Posted July 25, 2015
Transforming a Crisis into Hope
Published Jul 16, 2015 in In the News, Pope Francis
As the crisis over debt in Greece comes to a head, Pope Francis' address to the Second World Meeting of Popular Movements could not be more relevant. His comments are a reminder that there is "a globalization of exclusion and indifference" that can lead to despair, but can also give way to a globalization of hope. It is a reminder that any Christian approach to change must be focused on real people. But what does this have to do with Greece?

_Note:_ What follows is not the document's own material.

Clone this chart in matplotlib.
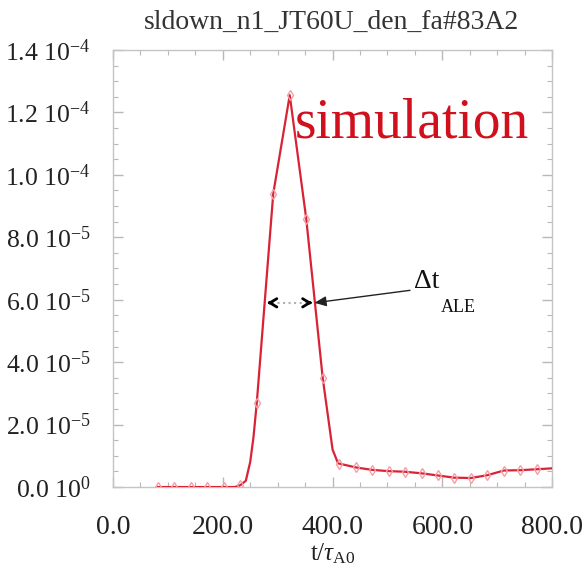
import matplotlib

matplotlib.use("Agg")
import matplotlib.pyplot as plt
from matplotlib.ticker import FixedLocator, MultipleLocator

plt.rcParams["font.family"] = ["Liberation Serif", "DejaVu Serif"]
plt.rcParams["mathtext.fontset"] = "custom"
plt.rcParams["mathtext.rm"] = "Liberation Serif"
plt.rcParams["mathtext.it"] = "Liberation Serif:italic"

# curve (time in Alfven units, amplitude)
t_line = [82, 112, 142, 172, 202, 222, 232, 242, 250, 256, 262, 292, 322,
          352, 382, 400, 410, 442, 472, 502, 532, 562, 592, 622, 652, 682,
          712, 742, 772, 800]
y_line = [0.0, 0.0, 0.0, 0.0, 0.0, 0.0, 0.6e-6, 2.0e-6, 8.0e-6, 1.6e-5,
          2.7e-5, 9.4e-5, 1.255e-4, 8.6e-5, 3.5e-5, 1.2e-5, 7.6e-6, 6.3e-6,
          5.5e-6, 5.1e-6, 4.9e-6, 4.4e-6, 3.7e-6, 3.0e-6, 2.9e-6, 3.8e-6,
          5.3e-6, 5.4e-6, 5.7e-6, 6.0e-6]

# sample points shown with diamond markers
t_mark = [82, 112, 142, 172, 202, 232, 262, 292, 322, 352, 382, 412, 442,
          472, 502, 532, 562, 592, 622, 652, 682, 712, 742, 772]
y_mark = [0.0, 0.0, 0.0, 0.0, 0.0, 0.6e-6, 2.7e-5, 9.4e-5, 1.255e-4,
          8.6e-5, 3.5e-5, 7.5e-6, 6.3e-6, 5.5e-6, 5.1e-6, 4.9e-6, 4.4e-6,
          3.7e-6, 3.0e-6, 2.9e-6, 3.8e-6, 5.3e-6, 5.4e-6, 5.7e-6]

x_ticks = [0, 200, 400, 600, 800]
x_labels = ["0.0", "200.0", "400.0", "600.0", "800.0"]
y_ticks = [0, 2e-5, 4e-5, 6e-5, 8e-5, 1.0e-4, 1.2e-4, 1.4e-4]
y_labels = [r"0.0 10$^{0}$", r"2.0 10$^{-5}$", r"4.0 10$^{-5}$",
            r"6.0 10$^{-5}$", r"8.0 10$^{-5}$", r"1.0 10$^{-4}$",
            r"1.2 10$^{-4}$", r"1.4 10$^{-4}$"]

fwhm_left, fwhm_right, fwhm_level = 281, 363, 5.9e-5

fig = plt.figure(figsize=(5.85, 5.67), dpi=100)
ax = fig.add_axes([0.193, 0.141, 0.751, 0.771])

ax.plot(t_line, y_line, color="#d92335", lw=1.6, zorder=3)
ax.plot(t_mark, y_mark, ls="none", marker="d", ms=5, mfc="none",
        mec="#f2a0a8", mew=1.0, zorder=4)

ax.set_xlim(0, 800)
ax.set_ylim(0, 1.4e-4)
ax.xaxis.set_major_locator(FixedLocator(x_ticks))
ax.set_xticklabels(x_labels, fontsize=20)
ax.xaxis.set_minor_locator(MultipleLocator(50))
ax.yaxis.set_major_locator(FixedLocator(y_ticks))
ax.set_yticklabels(y_labels, fontsize=18.5)
ax.yaxis.set_minor_locator(MultipleLocator(5e-6))

ax.tick_params(which="both", direction="in", top=True, right=True,
               color="#b8b8b8", labelcolor="#222222")
ax.tick_params(which="major", length=7, width=1)
ax.tick_params(which="minor", length=3.5, width=0.8)
ax.tick_params(axis="x", pad=20)
ax.tick_params(axis="y", pad=16)
for sp in ax.spines.values():
    sp.set_color("#c4c4c4")
    sp.set_linewidth(1.0)

ax.set_xlabel(r"t/$\tau_{\mathrm{A0}}$", fontsize=18, color="#222222",
              labelpad=1)

fig.text(0.567, 0.961, "sldown_n1_JT60U_den_fa#83A2", ha="center",
         va="center", fontsize=20, color="#333333")

ax.text(331, 1.118e-4, "simulation", color="#d0101c", fontsize=40,
        ha="left", va="baseline")

# FWHM double arrow
ax.plot([fwhm_left + 8, fwhm_right - 8], [fwhm_level, fwhm_level],
        color="#b0b0b0", lw=1.5, ls=":", zorder=5)
ax.annotate("", xy=(fwhm_left, fwhm_level), xytext=(fwhm_left + 10, fwhm_level),
            arrowprops=dict(arrowstyle="->,head_length=0.5,head_width=0.3",
                            color="black", lw=2), zorder=6)
ax.annotate("", xy=(fwhm_right, fwhm_level), xytext=(fwhm_right - 10, fwhm_level),
            arrowprops=dict(arrowstyle="->,head_length=0.5,head_width=0.3",
                            color="black", lw=2), zorder=6)
ax.annotate("", xy=(fwhm_right + 4, fwhm_level),
            xytext=(541, 6.3e-5),
            arrowprops=dict(arrowstyle="-|>,head_length=0.7,head_width=0.3",
                            color="#222222", lw=1.0, shrinkA=0, shrinkB=0),
            zorder=6)

ax.text(548, 6.38e-5, "Δt", fontsize=20, color="#111111", ha="left",
        va="baseline")
ax.text(597, 5.6e-5, "ALE", fontsize=13, color="#111111", ha="left",
        va="baseline")

fig.savefig("out.png", dpi=100)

The Pope firsts asks that we always listen to the people affected when considering how to resolve the many issues facing our world. In a world where the majority of the news we get is sprinkled with figures and dollar signs, Francis' call to listen to the experiences of real people challenges us to dig deeper. This great article in the Guardian outlines all of the reasons why so many young Greeks voted against bailout terms and highlights the pain felt by so many people affected by the proposed austerity measures. One young Greek voter said of the current state of affairs, "This situation was caused by the administration mechanisms in Europe who favour finances and not humans." That sounds just like Pope Francis! "The first task is to put the economy at the service of peoples. Human beings and nature must not be at the service of money." Both the experience of the Greek people and the words of Pope Francis call us to move toward an economy that is based not on money but on people.
As the Greek bailout summit progressed, the trending Twitter tag #thisisacoup showed the way people saw some of the larger economies as forcing humiliating terms on the Greek government. These tweets show many people to be particularly concerned by close monitoring by outside organizations and pressure to immediately pass stringent laws imposed by foreign creditors. The Pope warns about this type of bullying which shows "the anonymous influence of mammon: corporations, loan agencies, certain 'free trade' treaties, and the imposition of measures of 'austerity' which always tighten the belt of workers and the poor."
It seems as though all Greeks, whether they support this new deal or not, agree that it will be an uphill battle to implement these new austerity measures. They have experienced similar terms in the past and have failed to see change, and so are crying out for real solutions now. The Pope told the assembly in Bolivia, "We desire a positive change for the benefit of all our brothers and sisters. We know this. We desire change enriched by the collaboration of governments, popular movements and other social forces." The Greek people share in this same desire that Francis identified. Because of this desire, they are dissatisfied with this third bailout, seeing it as another patch, concocted overnight (albeit a very long night), which fails to address the root causes of the problem.
I see this crisis as a sign of things to come. It has brought to the world stage the issues presented by our existing system. The Pope's words are consoling and encouraging as he reminds us that change must start with the people, rather than the economic policy-based approach we're presently seeing with the Greek situation. It won't be one government or organization that will come up with the solution. It is our responsibility both as Christians and as citizens of the world to consider the effects of a mammon-centric society.
How will we respond when presented with similar problems coming from other places fed by the same corrupted roots? Pope Francis tells us, and all those seeking change, "the future of humanity is in great measure in your own hands." The pope reminds us that change is possible and most importantly urges us, "Don't lose heart!"